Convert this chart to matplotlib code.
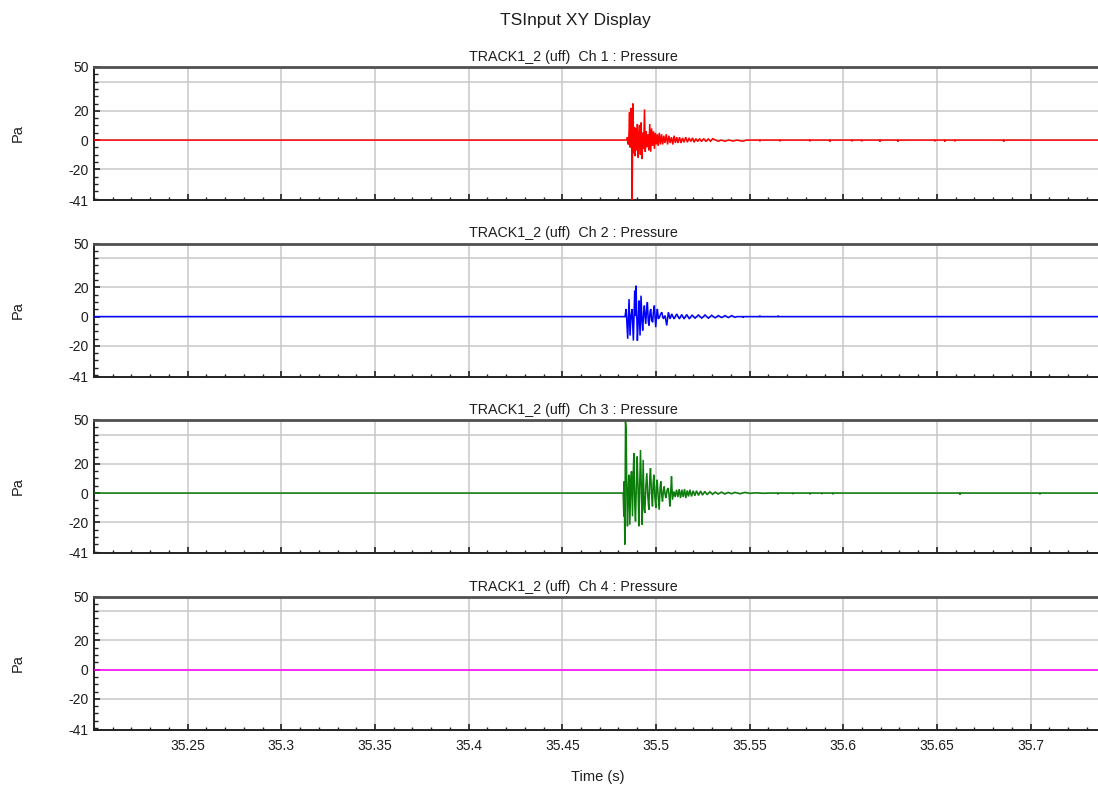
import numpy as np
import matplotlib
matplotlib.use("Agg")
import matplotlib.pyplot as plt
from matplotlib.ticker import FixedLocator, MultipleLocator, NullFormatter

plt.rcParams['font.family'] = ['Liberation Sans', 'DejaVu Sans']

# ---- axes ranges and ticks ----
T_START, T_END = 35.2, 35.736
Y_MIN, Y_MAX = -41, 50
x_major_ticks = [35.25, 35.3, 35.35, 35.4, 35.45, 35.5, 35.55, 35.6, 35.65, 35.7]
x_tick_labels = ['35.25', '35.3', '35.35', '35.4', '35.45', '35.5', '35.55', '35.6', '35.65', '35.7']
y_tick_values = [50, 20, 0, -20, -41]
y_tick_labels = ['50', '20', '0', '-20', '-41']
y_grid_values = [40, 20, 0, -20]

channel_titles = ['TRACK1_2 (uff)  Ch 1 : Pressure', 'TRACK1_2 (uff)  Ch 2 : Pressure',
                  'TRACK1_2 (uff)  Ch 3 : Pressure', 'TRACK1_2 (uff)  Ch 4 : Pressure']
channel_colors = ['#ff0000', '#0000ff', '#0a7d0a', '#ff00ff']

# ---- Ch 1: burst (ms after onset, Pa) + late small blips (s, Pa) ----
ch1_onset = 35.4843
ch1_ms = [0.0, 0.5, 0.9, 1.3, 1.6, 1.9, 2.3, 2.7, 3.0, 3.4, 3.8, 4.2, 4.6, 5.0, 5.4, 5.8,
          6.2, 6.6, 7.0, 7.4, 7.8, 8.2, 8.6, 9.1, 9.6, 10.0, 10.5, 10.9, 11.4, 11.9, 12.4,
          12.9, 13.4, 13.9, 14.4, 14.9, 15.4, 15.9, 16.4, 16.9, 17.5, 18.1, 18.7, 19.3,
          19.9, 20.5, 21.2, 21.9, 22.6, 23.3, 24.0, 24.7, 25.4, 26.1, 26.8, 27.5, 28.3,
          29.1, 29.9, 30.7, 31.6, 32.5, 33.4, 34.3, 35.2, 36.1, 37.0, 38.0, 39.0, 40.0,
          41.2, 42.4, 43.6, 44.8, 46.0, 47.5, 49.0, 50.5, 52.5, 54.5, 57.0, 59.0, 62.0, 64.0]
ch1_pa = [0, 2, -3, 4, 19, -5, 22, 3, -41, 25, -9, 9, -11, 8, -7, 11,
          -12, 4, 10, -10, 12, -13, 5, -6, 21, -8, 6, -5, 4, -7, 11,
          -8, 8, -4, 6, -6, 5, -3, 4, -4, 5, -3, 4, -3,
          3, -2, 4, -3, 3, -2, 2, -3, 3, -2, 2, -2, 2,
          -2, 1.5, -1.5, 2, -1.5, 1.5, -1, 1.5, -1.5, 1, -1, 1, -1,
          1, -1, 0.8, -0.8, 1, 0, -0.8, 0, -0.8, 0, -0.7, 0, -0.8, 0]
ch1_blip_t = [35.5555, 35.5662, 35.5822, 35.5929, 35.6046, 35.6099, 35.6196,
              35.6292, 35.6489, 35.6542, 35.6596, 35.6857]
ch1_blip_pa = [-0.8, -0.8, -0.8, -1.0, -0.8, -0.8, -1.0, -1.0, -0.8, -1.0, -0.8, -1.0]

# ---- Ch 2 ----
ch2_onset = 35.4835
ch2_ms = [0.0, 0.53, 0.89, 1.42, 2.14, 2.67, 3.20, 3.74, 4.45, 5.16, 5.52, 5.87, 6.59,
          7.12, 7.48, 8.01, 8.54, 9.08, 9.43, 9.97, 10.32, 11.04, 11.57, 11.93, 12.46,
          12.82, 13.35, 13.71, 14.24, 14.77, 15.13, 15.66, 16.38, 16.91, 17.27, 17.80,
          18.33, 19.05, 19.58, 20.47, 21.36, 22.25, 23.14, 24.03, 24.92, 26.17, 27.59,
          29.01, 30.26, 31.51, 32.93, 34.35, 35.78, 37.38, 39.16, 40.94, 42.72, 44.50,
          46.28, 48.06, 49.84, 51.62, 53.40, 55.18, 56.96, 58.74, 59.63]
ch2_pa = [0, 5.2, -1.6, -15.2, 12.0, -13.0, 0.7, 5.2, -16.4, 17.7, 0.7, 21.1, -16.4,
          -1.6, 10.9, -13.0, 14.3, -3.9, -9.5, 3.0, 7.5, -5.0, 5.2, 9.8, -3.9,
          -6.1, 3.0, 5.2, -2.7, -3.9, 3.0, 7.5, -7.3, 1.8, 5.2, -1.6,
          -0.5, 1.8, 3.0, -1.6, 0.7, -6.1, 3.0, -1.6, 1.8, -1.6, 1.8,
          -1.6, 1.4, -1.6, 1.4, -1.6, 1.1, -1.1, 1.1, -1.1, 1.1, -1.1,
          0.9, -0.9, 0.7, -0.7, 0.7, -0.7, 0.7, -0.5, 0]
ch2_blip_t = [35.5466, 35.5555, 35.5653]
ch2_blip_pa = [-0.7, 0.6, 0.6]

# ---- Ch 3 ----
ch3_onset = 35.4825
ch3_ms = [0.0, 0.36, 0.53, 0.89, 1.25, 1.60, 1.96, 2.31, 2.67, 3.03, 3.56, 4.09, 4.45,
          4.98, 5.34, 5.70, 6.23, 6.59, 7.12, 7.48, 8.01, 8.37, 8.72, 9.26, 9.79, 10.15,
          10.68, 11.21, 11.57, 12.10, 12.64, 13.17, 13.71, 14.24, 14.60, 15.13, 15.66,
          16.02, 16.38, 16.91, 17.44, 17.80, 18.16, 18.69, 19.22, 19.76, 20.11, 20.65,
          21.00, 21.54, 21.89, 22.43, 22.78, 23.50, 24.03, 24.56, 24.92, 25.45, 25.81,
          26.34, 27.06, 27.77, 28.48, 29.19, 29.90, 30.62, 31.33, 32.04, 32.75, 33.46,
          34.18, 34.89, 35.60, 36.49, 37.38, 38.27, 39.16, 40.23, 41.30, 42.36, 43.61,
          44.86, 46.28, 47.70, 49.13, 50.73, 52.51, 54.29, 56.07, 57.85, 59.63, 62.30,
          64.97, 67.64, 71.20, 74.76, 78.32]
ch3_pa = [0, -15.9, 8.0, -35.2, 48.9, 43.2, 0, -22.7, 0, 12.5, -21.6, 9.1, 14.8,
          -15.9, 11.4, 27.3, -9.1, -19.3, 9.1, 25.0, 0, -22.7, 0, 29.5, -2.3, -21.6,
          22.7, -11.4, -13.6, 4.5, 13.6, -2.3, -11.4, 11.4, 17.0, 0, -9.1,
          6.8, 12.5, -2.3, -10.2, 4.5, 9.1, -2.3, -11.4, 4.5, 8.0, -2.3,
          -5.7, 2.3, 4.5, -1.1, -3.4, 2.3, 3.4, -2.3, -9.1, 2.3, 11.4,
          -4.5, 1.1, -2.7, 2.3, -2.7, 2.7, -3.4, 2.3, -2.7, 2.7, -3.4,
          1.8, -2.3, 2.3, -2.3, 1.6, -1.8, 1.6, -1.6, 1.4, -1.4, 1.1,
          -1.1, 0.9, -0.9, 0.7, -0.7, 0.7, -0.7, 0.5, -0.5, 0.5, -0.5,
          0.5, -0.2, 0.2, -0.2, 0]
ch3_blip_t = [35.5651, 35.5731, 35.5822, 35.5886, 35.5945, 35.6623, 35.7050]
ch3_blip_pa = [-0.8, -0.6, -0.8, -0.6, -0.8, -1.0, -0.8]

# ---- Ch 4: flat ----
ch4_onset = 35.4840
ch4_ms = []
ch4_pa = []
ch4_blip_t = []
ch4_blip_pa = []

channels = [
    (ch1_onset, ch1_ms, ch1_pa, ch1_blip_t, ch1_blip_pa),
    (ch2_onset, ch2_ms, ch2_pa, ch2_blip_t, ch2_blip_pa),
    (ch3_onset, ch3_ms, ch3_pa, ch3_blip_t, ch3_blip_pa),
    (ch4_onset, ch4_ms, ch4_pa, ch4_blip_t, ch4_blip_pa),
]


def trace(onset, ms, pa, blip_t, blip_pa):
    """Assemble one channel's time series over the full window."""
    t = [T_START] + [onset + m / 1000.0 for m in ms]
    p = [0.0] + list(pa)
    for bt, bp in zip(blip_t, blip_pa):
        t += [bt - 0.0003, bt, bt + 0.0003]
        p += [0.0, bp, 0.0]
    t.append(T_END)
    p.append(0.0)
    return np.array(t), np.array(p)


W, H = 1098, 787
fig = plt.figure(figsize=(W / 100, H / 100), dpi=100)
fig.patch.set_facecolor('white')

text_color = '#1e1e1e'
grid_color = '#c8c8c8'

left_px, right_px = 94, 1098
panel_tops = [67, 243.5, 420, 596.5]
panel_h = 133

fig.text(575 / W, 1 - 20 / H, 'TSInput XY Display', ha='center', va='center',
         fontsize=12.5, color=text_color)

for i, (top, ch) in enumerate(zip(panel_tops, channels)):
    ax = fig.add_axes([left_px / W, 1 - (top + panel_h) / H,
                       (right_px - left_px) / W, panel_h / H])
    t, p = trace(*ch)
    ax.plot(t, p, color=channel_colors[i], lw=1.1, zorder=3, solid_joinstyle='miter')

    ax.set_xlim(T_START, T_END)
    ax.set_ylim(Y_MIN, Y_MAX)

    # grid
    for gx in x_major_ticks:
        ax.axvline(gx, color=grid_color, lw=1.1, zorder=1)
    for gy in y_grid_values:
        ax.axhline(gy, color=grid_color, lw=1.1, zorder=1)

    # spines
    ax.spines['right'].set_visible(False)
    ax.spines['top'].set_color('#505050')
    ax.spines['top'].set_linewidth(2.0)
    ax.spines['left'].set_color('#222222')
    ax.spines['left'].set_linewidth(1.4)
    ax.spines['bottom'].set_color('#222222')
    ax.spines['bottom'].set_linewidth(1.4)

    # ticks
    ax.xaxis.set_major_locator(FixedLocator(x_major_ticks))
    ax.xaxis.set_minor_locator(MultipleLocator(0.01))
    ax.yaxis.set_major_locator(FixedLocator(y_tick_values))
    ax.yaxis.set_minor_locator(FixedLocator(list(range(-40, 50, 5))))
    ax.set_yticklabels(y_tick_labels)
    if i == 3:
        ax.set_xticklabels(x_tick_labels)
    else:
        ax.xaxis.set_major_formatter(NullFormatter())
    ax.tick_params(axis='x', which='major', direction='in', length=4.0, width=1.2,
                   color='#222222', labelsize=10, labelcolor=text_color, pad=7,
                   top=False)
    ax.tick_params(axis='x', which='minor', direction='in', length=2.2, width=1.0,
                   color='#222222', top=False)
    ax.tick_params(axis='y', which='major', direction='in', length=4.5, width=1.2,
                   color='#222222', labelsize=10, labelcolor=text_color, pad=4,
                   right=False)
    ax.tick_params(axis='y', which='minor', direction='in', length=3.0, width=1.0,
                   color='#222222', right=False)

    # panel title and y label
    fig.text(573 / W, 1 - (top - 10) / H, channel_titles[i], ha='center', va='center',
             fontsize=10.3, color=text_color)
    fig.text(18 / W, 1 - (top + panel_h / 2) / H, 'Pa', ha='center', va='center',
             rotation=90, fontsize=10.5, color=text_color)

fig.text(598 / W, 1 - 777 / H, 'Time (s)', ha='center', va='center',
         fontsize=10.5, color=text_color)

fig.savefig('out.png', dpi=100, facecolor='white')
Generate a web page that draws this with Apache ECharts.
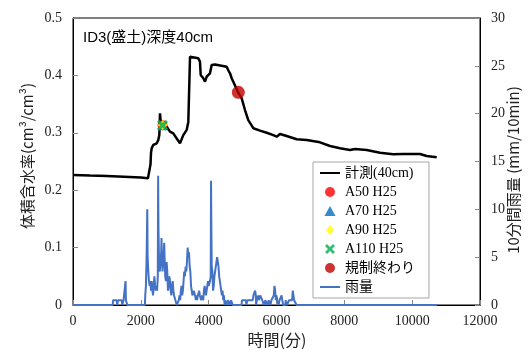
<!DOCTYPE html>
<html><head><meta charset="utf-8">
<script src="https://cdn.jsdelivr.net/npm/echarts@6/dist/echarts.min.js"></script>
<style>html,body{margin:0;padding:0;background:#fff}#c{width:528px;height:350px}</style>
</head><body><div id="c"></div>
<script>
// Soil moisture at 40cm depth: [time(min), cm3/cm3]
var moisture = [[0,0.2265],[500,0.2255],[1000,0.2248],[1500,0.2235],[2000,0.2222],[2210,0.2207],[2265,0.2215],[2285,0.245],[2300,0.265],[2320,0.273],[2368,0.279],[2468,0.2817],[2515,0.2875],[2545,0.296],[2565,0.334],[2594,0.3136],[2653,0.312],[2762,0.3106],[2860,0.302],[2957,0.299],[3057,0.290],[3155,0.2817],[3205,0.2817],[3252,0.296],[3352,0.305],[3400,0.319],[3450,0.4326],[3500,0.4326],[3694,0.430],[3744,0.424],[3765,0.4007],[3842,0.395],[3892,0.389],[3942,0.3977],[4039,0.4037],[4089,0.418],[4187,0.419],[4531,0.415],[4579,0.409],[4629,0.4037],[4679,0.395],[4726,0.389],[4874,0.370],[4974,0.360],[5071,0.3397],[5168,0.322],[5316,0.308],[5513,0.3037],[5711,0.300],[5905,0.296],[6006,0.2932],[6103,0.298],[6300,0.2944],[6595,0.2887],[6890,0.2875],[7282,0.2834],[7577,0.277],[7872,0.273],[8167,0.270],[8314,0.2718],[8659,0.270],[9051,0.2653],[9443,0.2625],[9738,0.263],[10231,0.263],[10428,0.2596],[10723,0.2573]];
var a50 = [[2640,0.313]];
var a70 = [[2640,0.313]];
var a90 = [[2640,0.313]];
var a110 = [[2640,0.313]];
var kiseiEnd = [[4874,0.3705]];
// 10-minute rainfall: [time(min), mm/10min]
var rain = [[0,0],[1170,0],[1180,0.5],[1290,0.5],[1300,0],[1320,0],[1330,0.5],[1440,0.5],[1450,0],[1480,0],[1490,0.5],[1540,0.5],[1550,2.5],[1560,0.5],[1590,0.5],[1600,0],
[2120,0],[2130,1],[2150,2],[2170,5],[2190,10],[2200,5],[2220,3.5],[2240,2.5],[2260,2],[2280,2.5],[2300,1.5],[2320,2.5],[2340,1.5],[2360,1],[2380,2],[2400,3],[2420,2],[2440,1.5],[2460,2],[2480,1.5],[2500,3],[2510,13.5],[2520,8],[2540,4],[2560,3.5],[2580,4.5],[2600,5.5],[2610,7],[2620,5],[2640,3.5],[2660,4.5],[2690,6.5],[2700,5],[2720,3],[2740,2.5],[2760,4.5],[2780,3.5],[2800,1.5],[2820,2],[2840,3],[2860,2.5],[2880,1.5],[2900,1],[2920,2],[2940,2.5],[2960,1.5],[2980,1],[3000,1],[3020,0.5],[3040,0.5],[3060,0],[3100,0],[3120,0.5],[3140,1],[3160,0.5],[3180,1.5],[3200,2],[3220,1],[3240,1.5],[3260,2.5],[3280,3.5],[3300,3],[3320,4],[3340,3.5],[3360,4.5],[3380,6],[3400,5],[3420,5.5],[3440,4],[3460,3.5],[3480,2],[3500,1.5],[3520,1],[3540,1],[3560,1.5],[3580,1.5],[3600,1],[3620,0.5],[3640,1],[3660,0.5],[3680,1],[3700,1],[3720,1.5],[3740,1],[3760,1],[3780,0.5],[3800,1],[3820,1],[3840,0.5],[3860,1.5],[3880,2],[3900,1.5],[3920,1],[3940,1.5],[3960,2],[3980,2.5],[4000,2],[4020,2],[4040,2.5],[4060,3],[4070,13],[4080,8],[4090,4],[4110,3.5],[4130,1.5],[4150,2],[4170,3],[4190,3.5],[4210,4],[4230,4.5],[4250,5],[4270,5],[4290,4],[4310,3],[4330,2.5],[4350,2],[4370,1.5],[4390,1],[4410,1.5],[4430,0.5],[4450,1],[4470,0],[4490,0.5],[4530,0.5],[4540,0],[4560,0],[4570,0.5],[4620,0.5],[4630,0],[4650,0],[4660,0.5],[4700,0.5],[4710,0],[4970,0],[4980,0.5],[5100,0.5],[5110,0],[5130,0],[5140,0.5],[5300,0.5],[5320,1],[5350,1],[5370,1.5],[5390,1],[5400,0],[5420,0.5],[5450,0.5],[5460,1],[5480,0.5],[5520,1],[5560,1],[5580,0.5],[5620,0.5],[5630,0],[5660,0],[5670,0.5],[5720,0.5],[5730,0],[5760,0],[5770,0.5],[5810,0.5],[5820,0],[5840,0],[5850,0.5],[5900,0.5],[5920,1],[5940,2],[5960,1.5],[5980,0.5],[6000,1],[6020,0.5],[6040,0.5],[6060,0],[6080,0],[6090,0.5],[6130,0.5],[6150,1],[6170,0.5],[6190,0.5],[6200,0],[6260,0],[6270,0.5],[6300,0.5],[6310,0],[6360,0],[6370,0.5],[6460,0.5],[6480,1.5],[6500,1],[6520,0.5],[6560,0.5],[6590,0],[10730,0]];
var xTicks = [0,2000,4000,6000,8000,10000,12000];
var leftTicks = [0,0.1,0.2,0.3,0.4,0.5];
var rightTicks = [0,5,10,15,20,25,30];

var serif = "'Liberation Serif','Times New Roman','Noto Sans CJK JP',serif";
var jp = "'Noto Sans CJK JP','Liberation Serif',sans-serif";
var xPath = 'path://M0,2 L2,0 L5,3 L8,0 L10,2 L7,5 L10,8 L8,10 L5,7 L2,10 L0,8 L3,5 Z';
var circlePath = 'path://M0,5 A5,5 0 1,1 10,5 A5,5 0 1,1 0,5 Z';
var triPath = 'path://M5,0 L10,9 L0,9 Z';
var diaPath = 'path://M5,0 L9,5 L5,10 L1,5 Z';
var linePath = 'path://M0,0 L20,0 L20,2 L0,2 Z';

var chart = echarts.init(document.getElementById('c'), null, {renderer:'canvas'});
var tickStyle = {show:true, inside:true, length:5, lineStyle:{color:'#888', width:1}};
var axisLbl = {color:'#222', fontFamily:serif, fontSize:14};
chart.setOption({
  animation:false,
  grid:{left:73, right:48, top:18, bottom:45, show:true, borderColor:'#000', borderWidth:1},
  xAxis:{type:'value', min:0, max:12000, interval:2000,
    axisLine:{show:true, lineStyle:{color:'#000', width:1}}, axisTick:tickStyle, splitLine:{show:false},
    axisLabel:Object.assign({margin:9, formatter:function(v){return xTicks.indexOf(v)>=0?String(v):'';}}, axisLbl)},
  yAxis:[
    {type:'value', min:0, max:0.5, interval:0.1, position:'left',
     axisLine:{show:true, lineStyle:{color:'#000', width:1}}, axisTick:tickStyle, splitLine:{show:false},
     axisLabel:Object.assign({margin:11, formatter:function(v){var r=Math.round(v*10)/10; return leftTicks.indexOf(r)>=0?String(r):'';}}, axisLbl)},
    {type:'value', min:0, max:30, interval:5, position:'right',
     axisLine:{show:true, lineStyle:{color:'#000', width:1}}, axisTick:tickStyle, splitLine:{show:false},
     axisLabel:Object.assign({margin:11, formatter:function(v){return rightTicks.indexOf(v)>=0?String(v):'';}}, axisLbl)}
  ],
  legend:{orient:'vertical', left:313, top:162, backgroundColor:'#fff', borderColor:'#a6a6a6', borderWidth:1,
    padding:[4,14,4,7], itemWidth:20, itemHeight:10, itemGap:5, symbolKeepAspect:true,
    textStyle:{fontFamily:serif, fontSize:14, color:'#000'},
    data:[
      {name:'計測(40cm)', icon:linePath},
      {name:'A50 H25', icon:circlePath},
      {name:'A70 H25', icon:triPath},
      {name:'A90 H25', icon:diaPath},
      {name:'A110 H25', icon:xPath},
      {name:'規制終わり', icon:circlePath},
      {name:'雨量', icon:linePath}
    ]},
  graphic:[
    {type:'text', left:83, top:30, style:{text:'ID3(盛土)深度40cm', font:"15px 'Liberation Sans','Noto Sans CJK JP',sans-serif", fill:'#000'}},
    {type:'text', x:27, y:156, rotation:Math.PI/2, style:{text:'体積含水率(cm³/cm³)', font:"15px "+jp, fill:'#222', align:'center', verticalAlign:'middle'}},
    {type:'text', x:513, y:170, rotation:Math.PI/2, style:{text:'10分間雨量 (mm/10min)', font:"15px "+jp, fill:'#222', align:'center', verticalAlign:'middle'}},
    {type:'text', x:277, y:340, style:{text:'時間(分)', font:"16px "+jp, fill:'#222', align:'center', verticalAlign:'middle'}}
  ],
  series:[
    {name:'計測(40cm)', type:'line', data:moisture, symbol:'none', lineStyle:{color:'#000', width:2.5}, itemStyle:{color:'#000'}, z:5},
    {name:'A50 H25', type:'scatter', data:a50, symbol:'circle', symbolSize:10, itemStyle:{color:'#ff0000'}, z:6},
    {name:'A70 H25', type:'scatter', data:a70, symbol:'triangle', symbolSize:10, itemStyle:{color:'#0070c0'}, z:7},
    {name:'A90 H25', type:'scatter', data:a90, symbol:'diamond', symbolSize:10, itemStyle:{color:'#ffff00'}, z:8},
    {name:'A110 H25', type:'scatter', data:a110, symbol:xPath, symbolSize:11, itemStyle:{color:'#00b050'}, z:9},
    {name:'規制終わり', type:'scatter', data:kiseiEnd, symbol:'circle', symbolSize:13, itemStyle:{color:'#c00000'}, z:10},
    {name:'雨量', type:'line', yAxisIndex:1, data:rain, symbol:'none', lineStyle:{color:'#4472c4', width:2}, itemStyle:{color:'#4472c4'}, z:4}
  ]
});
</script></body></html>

---------------

WHAT TO WORK ON
Identify how many lines in the entries above include the string "matplotlib", then state that number alone.

ANSWER FOR THE TASK
5